The computational overhead introduced by Easi3R primarily stems from the analyze_and_adapt_attention step. While described as "lightweight" and "efficient," the specific complexity depends on the chosen analysis techniques. However, it is expected to be considerably less demanding than training or fine-tuning large networks on 4D data.

Evaluation was performed on real-world dynamic video datasets. The abstract claims that Easi3R "significantly outperforms" previous state-of-the-art methods, including those trained or fine-tuned specifically on dynamic datasets. This is a strong claim, suggesting that the implicit motion information within DUSt3R, when properly disentangled, is highly effective for 4D reconstruction tasks like dynamic object segmentation, camera pose estimation in dynamic environments, and generating temporally consistent dense point clouds of moving objects. The public availability of the code facilitates verification and further research.

Practical Considerations and Limitations

The primary practical advantage of Easi3R is its training-free nature, making it readily applicable wherever a pre-trained DUSt3R model can be run. It lowers the barrier to entry for 4D reconstruction by removing the dependency on specialized dynamic datasets and associated training infrastructure. Potential applications include robotics (dynamic obstacle avoidance, scene understanding), autonomous driving, and augmented/virtual reality (capturing and rendering dynamic real-world scenes).

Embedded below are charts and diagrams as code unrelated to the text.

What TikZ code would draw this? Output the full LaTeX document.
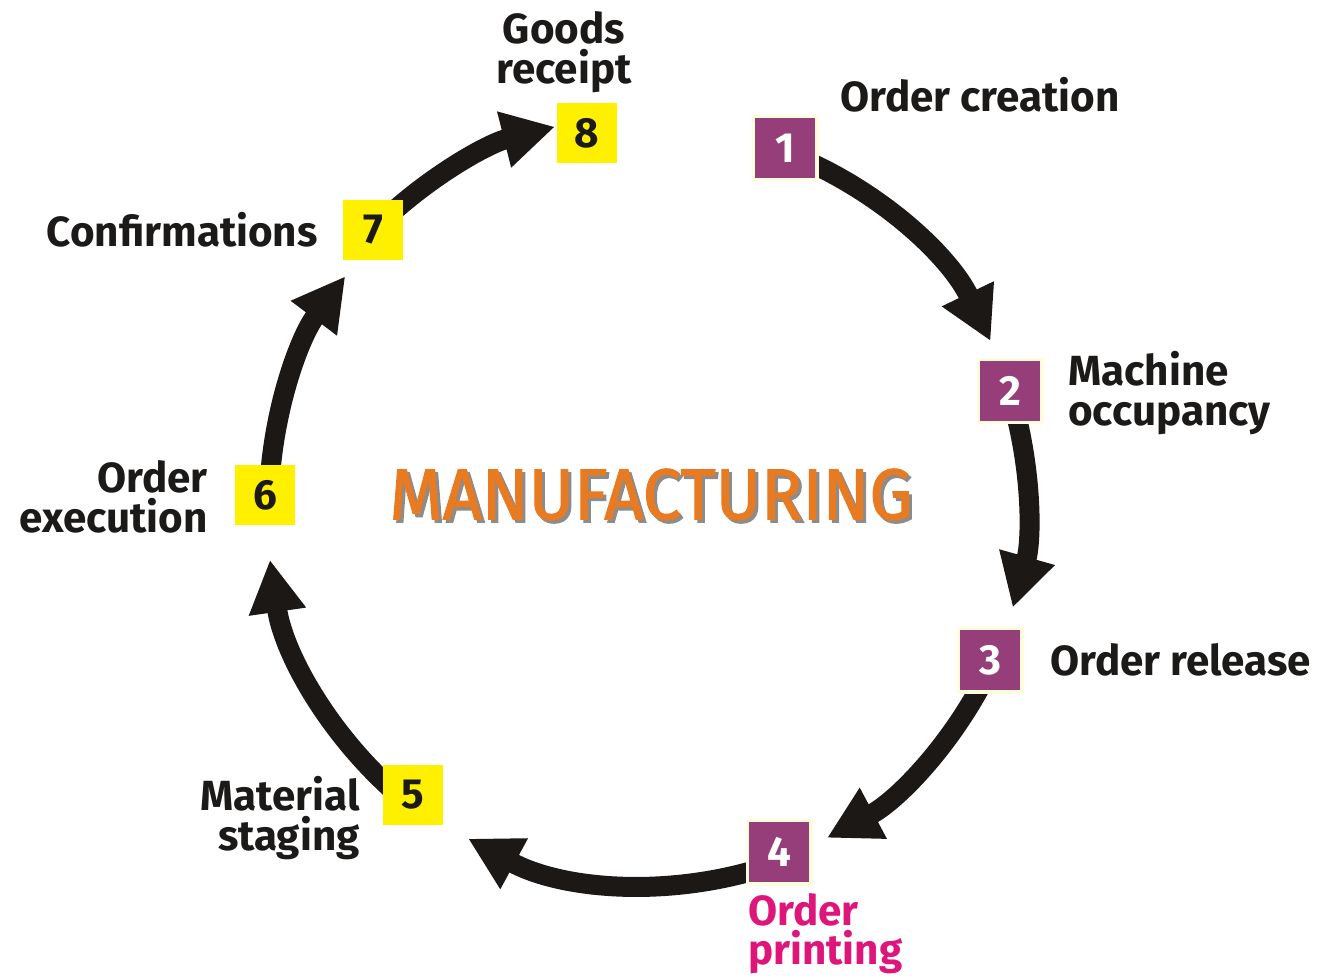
\documentclass[tikz,border=0pt]{standalone}
\usepackage{fontspec}
\setmainfont{Fira Sans}
\newfontfamily\titlefont[FakeBold=1.6]{Fira Sans}
\usetikzlibrary{arrows.meta,calc}
\definecolor{boxpurple}{RGB}{150,62,122}
\definecolor{boxyellow}{RGB}{255,240,0}
\definecolor{titleorange}{RGB}{232,122,34}
\definecolor{textdark}{RGB}{28,26,24}
\definecolor{printmagenta}{RGB}{222,22,122}
\definecolor{arrowblack}{RGB}{28,24,22}
\newcommand{\mfgword}{MANUFACTURING}
\begin{document}
\begin{tikzpicture}[x=0.02cm,y=-0.02cm,
  numbox/.style={minimum size=1.2cm,inner sep=0pt,font=\fontsize{24}{24}\selectfont\bfseries},
  pbox/.style={numbox,fill=boxpurple,text=white},
  ybox/.style={numbox,fill=boxyellow,text=textdark},
  glow/.style={minimum size=1.34cm,inner sep=0pt,fill=yellow!14,draw=none},
  lbl/.style={inner sep=0pt,text=textdark,font=\fontsize{24}{22.5}\selectfont\bfseries},
  flow/.style={draw=arrowblack,line width=0.4cm,-{Triangle[width=1.08cm,length=1.05cm]}}]
\useasboundingbox (0,0) rectangle (1335,980);
\coordinate (C) at (650,505);
% arrows
\draw[flow] ($(C)+(-69:378)$) coordinate (s12) arc[start angle=-69,end angle=-25.7,radius=378] coordinate (t12);
\draw[flow] ($(C)+(-17:377)$) coordinate (s23) arc[start angle=-17,end angle=15.8,radius=377] coordinate (t23);
\draw[flow] ($(C)+(25:377)$) coordinate (s34) arc[start angle=25,end angle=62,radius=377] coordinate (t34);
\draw[flow] ($(C)+(70:380)$) coordinate (s45) arc[start angle=70,end angle=118.6,radius=380] coordinate (t45);
\draw[flow] ($(C)+(129:384)$) coordinate (s56) arc[start angle=129,end angle=171.8,radius=384] coordinate (t56);
\draw[flow] ($(C)+(182:381)$) coordinate (s67) arc[start angle=182,end angle=216.9,radius=381] coordinate (t67);
\draw[flow] ($(C)+(225:390)$) coordinate (s78) arc[start angle=225,end angle=255.9,radius=390] coordinate (t78);
% glows
\node[glow] (g1) at (785,148) {};
\node[glow] (g2) at (1010,391) {};
\node[glow] (g3) at (990,660) {};
\node[glow] (g4) at (779,852) {};
% boxes
\node[pbox] (b1) at (785,148) {1};
\node[pbox] (b2) at (1010,391) {2};
\node[pbox] (b3) at (990,660) {3};
\node[pbox] (b4) at (779,852) {4};
\node[ybox] (b5) at (413,795) {5};
\node[ybox] (b6) at (265,495) {6};
\node[ybox] (b7) at (373,230) {7};
\node[ybox] (b8) at (587,133) {8};
% labels
\node[lbl,align=center] (l8) at (564,52) {Goods\\receipt};
\node[lbl,anchor=west] (l1) at (840,95) {Order creation};
\node[lbl,align=left,anchor=west] (l2) at (1068,393) {Machine\\occupancy};
\node[lbl,anchor=west] (l3) at (1050,660) {Order release};
\node[lbl,align=left,anchor=north west,text=printmagenta] (l4) at (748,893) {Order\\printing};
\node[lbl,align=right,anchor=east] (l5) at (360,818) {Material\\staging};
\node[lbl,align=right,anchor=east] (l6) at (208,497) {Order\\execution};
\node[lbl,anchor=east] (l7) at (318,230) {Confirmations};
% title with shadow
\node[inner sep=0pt] (title) at (651,496) {\scalebox{0.95}[1]{\fontsize{41}{41}\titlefont
  \makebox[0pt][l]{\hspace{1.8pt}\raisebox{-1.8pt}{\color{black!45}\mfgword}}\color{titleorange}\mfgword}};
\end{tikzpicture}
\end{document}
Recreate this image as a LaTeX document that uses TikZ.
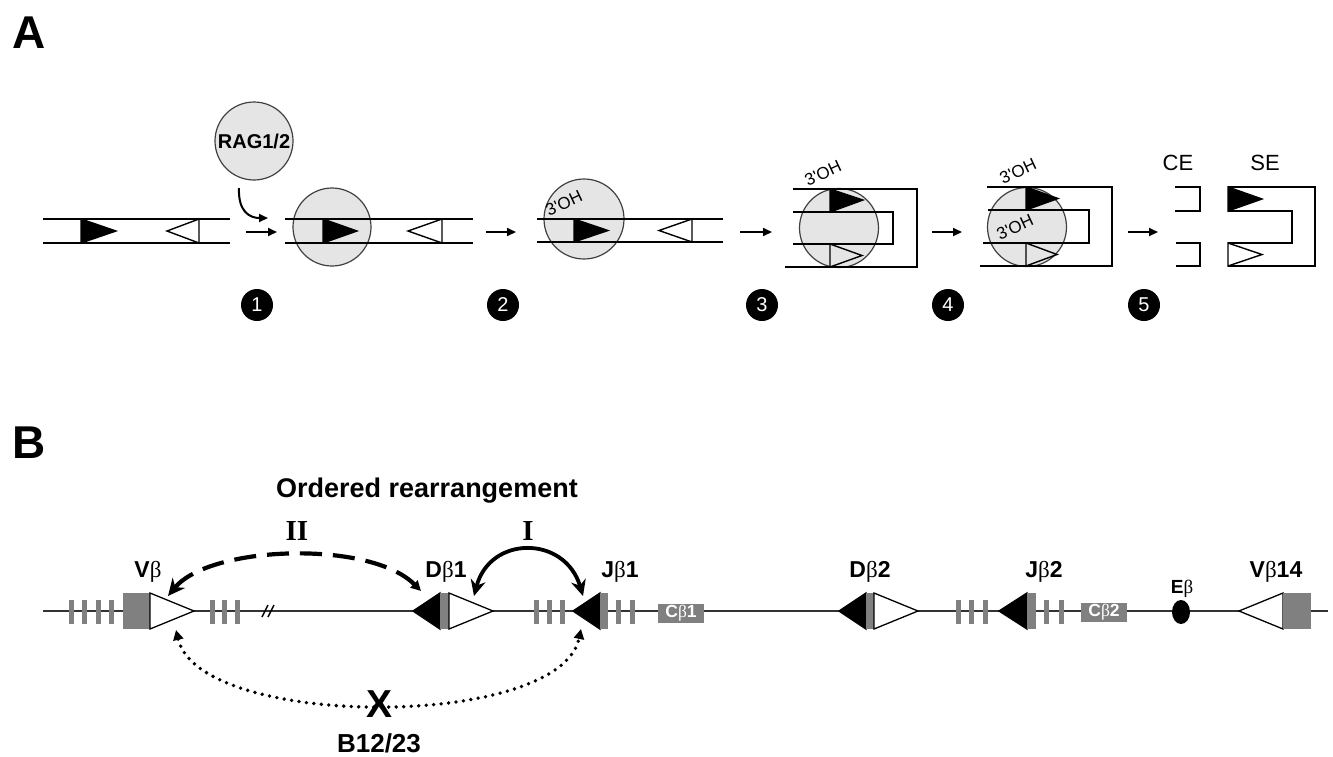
\documentclass[tikz,border=0pt]{standalone}
\usepackage{fontspec}
\setmainfont{Liberation Sans}
\newfontfamily\grk{Liberation Serif}
\usetikzlibrary{arrows.meta,shapes.geometric}
\newcommand\bt{{\grk\mdseries β}}
\definecolor{ragfill}{gray}{0.9}
\definecolor{segray}{gray}{0.5}
\tikzset{
  dna/.style={line width=2.2pt, line join=miter},
  rag/.style={circle, draw=black!75, fill=ragfill, line width=1.2pt, minimum size=#1, inner sep=0pt},
  fwd/.style={-{Triangle[length=9pt,width=8pt]}, line width=2pt},
  stepno/.style={circle, fill=black, text=white, minimum size=32pt, inner sep=0pt, font=\fontsize{20}{20}\selectfont},
  oh/.style={anchor=base west, rotate=25, inner sep=0pt, font=\fontsize{17}{17}\selectfont},
  rss/.style={draw=black, line width=1.4pt, line join=miter},
  openrss/.style={draw=black, fill=white, line width=1.3pt, line join=miter},
  gene/.style={anchor=base, inner sep=0pt, font=\bfseries\fontsize{23}{23}\selectfont},
  cbox/.style={fill=segray, text=white, minimum width=46pt, minimum height=19pt, inner sep=0pt, font=\bfseries\fontsize{17.5}{17.5}\selectfont},
}
\begin{document}
\begin{tikzpicture}[x=1pt, y=-1pt]
\useasboundingbox (0,0) rectangle (1333,756);
\node[anchor=base west, inner sep=0pt, font=\bfseries\fontsize{46}{46}\selectfont] (pa) at (12,48) {A};
\node[anchor=base west, inner sep=0pt, font=\bfseries\fontsize{46}{46}\selectfont] (pb) at (12,458) {B};

\draw[dna] (43,219) -- (230,219) (43,243) -- (230,243);
\filldraw[rss] (81,219) -- (116,231) -- (81,243) -- cycle;
\draw[rss] (199,219) -- (167,231) -- (199,243) -- cycle;

\node[rag=78pt, font=\bfseries\fontsize{20}{20}\selectfont] (rag) at (254,141) {RAG1/2};
\coordinate (ragin) at (239,188);
\coordinate (ragout) at (268,218);
\draw[fwd] (ragin) .. controls (238,212) and (250,218) .. (ragout);
\foreach \a/\b in {246/277, 486/516, 740/772, 932/962, 1128/1158}
  \draw[fwd] (\a,232) -- (\b,232);
\foreach \x/\n in {257/1, 503/2, 762/3, 948/4, 1144/5}
  \node[stepno] (s\n) at (\x,305) {\n};

\node[rag=78pt] (c1) at (332,227) {};
\draw[dna] (285,219) -- (473,219) (285,243) -- (473,243);
\filldraw[rss] (323,219) -- (357,231) -- (323,243) -- cycle;
\draw[rss] (442,219) -- (408,231) -- (442,243) -- cycle;

\node[rag=80pt] (c2) at (584,219) {};
\draw[dna] (537,219) -- (723,219) (537,242) -- (723,242);
\filldraw[rss] (574,219) -- (608,230.5) -- (574,242) -- cycle;
\draw[rss] (692,219) -- (659,230.5) -- (692,242) -- cycle;
\node[oh] (oh2) at (549,217) {3\textquotesingle OH};

\node[rag=79pt] (c3) at (839,228) {};
\draw[dna] (793,189) -- (917,189) -- (917,267) -- (785,267);
\draw[dna] (793,212) -- (893,212) -- (893,244) -- (793,244);
\filldraw[rss] (830,189) -- (863,200) -- (830,212) -- cycle;
\draw[rss] (830,244) -- (862,255.5) -- (830,267) -- cycle;
\node[oh] (oh3) at (808,187) {3\textquotesingle OH};

\node[rag=79pt] (c4) at (1027,227) {};
\draw[dna] (987,187) -- (1112,187) -- (1112,266) -- (980,266);
\draw[dna] (988,210) -- (1089,210) -- (1089,243) -- (983,243);
\filldraw[rss] (1026,187) -- (1058,198.5) -- (1026,210) -- cycle;
\draw[rss] (1026,243) -- (1057,254.5) -- (1026,266) -- cycle;
\node[oh] (oh4a) at (1003,185) {3\textquotesingle OH};
\node[oh] (oh4b) at (1000,241) {3\textquotesingle OH};

\draw[dna] (1175,187) -- (1200,187) -- (1200,211) -- (1175,211);
\draw[dna] (1176,243) -- (1200,243) -- (1200,266) -- (1176,266);
\draw[dna] (1228,211) -- (1292,211) -- (1292,243) -- (1228,243);
\draw[dna] (1228,187) -- (1315,187) -- (1315,266) -- (1228,266);
\filldraw[rss] (1228,187) -- (1262,199) -- (1228,211) -- cycle;
\draw[rss] (1228,243) -- (1262,254.5) -- (1228,266) -- cycle;
\node[anchor=base, font=\fontsize{22}{22}\selectfont] (ce) at (1178,170) {CE};
\node[anchor=base, font=\fontsize{22}{22}\selectfont] (se) at (1265,170) {SE};

\draw[line width=1.5pt, black!80] (43,611) -- (1328,611);
\foreach \x in {71,84,98,111,212,224,237,536,549,562,618,632,958,971,985,1046,1061}
  \fill[segray] (\x-2.5,600) rectangle (\x+2.5,624);
\draw[line width=1.5pt] (262,617) -- (268,605) (268,617) -- (274,605);

\fill[segray] (123,593) rectangle (150,629);
\filldraw[openrss] (150,593) -- (194,611) -- (150,629) -- cycle;
\filldraw[rss] (440,593) -- (413,611) -- (440,629) -- cycle;
\fill[segray] (440,593) rectangle (449,629);
\filldraw[openrss] (449,593) -- (493,611) -- (449,629) -- cycle;
\filldraw[rss] (600,593) -- (573,611) -- (600,629) -- cycle;
\fill[segray] (600,593) rectangle (608,629);
\node[cbox] (cb1) at (681,613) {C\bt1};
\filldraw[rss] (866,593) -- (839,611) -- (866,629) -- cycle;
\fill[segray] (866,593) rectangle (874,629);
\filldraw[openrss] (874,593) -- (918,611) -- (874,629) -- cycle;
\filldraw[rss] (1027,593) -- (999,611) -- (1027,629) -- cycle;
\fill[segray] (1027,593) rectangle (1036,629);
\node[cbox] (cb2) at (1104,612) {C\bt2};
\node[ellipse, fill=black, minimum width=18pt, minimum height=24pt, inner sep=0pt] (eb) at (1181,612) {};
\filldraw[openrss] (1283,593) -- (1239,611) -- (1283,629) -- cycle;
\fill[segray] (1283,593) rectangle (1311,629);

\node[gene] (vb) at (148,577) {V\bt};
\node[gene] (db1) at (446,577) {D\bt1};
\node[gene] (jb1) at (620,577) {J\bt1};
\node[gene] (db2) at (870,577) {D\bt2};
\node[gene] (jb2) at (1044,577) {J\bt2};
\node[gene] (vb14) at (1276,577) {V\bt14};
\node[gene, font=\bfseries\fontsize{19}{19}\selectfont] (eblbl) at (1182,593) {E\bt};
\node[anchor=base, font=\bfseries\fontsize{27}{27}\selectfont] (ord) at (427,497) {Ordered rearrangement};
\node[anchor=base, font=\grk\bfseries\fontsize{29}{29}\selectfont] (two) at (297,540) {II};
\node[anchor=base, font=\grk\bfseries\fontsize{29}{29}\selectfont] (one) at (528,540) {I};

\coordinate (vbtop) at (168,596);
\coordinate (vbbot) at (176,630);
\coordinate (d1l) at (421,591);
\coordinate (d1r) at (474,596);
\coordinate (j1top) at (583,596);
\coordinate (j1bot) at (581,629);
\draw[line width=3.8pt, {Stealth[length=16pt,width=15pt]}-{Stealth[length=16pt,width=15pt]}] (d1r) .. controls (490,535) and (565,535) .. (j1top);
\draw[line width=4.2pt, dash pattern=on 22pt off 11pt, {Triangle[length=10pt,width=10pt]}-{Stealth[length=17pt,width=16pt]}] (d1l) .. controls (370,540) and (210,545) .. (vbtop);
\draw[line width=3.8pt, line cap=round, dash pattern=on 0pt off 7.5pt, {Triangle[length=10pt,width=10pt]}-{Triangle[length=10pt,width=10pt]}] (vbbot) .. controls (200,730) and (560,730) .. (j1bot);
\node[inner sep=0pt, font=\bfseries\fontsize{39}{39}\selectfont] (blk) at (380,704) {X};
\node[anchor=base, font=\bfseries\fontsize{26}{26}\selectfont] (b1223) at (379,752) {B12/23};
\end{tikzpicture}
\end{document}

However, several limitations should be considered:

• Dependency on DUSt3R: Easi3R's performance is fundamentally tied to the quality of features and attention maps produced by the underlying DUSt3R model. Failures in DUSt3R (e.g., in textureless regions, extreme viewpoint changes) will likely propagate to Easi3R.
• Implicit Motion Encoding Assumption: The method relies heavily on the assumption that DUSt3R's attention mechanism captures disentangleable motion cues. The robustness of this assumption across diverse dynamic scenarios (e.g., very fast motion, articulated motion, multiple independent motions, deformable objects) requires thorough investigation.
• Disentanglement Ambiguity: The process of disentangling camera vs. object motion purely from attention maps might be inherently ambiguous in certain configurations. The effectiveness of the specific disentanglement heuristics used by Easi3R would determine its robustness.
• Computational Overhead: While claimed to be lightweight, the attention analysis step adds computational cost to the standard DUSt3R inference pipeline, which might be relevant for real-time applications.

Conclusion

Easi3R presents an intriguing approach to 4D reconstruction by adapting pre-trained static-scene models (DUSt3R) through inference-time attention map analysis (2503.24391). By proposing a method to disentangle camera and object motion directly from attention weights without requiring dynamic-scene training data, it offers a potentially more practical and accessible route to dynamic scene understanding. Its claimed significant performance improvement over trained methods warrants further investigation and validation across diverse datasets and dynamic scenarios.